Hundreds of asylum seekers who came by boat may face deportation as deadline passes

Back in May, Peter Dutton announced 7,500 asylum seekers who came to Australia by boat during the previous Labor government had until October 1 to apply for a visa, or face deportation. Government data suggests most have made the deadline - but not all.

A boat carrying asylum seekers

Source: AAP

Hundreds of asylum seekers may now face deportation after missing a deadline to apply for protection visas, according to data from the Department of Immigration.

Asylum seekers who came to Australia by boat between 2008 and 2013 and have not yet applied for a visa will now be cut off from welfare payments and are expected to leave the country, now that the government’s October 1 deadline has passed.

Those who do not leave voluntarily now "risk being detained and removed from Australia," a notice on the department’s website reads.

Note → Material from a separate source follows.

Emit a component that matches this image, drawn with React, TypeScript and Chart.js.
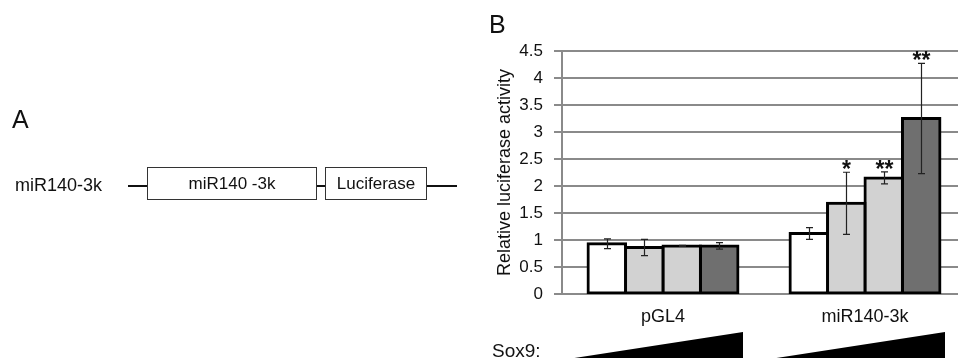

"You might have to pay the Australian Government for the cost of removing you from Australia."

The government will release the exact number who missed the deadline on Monday.

But an Immigration Department report from September 27, four days before the deadline, said there were 531 who had not yet applied for visas.

Of those, 235 were from Iran. The rest were from a range of Middle Eastern, South Asian and African nations – including Sri Lanka, Iraq and Vietnam.

Immigration minister Peter Dutton announced the deadline in May.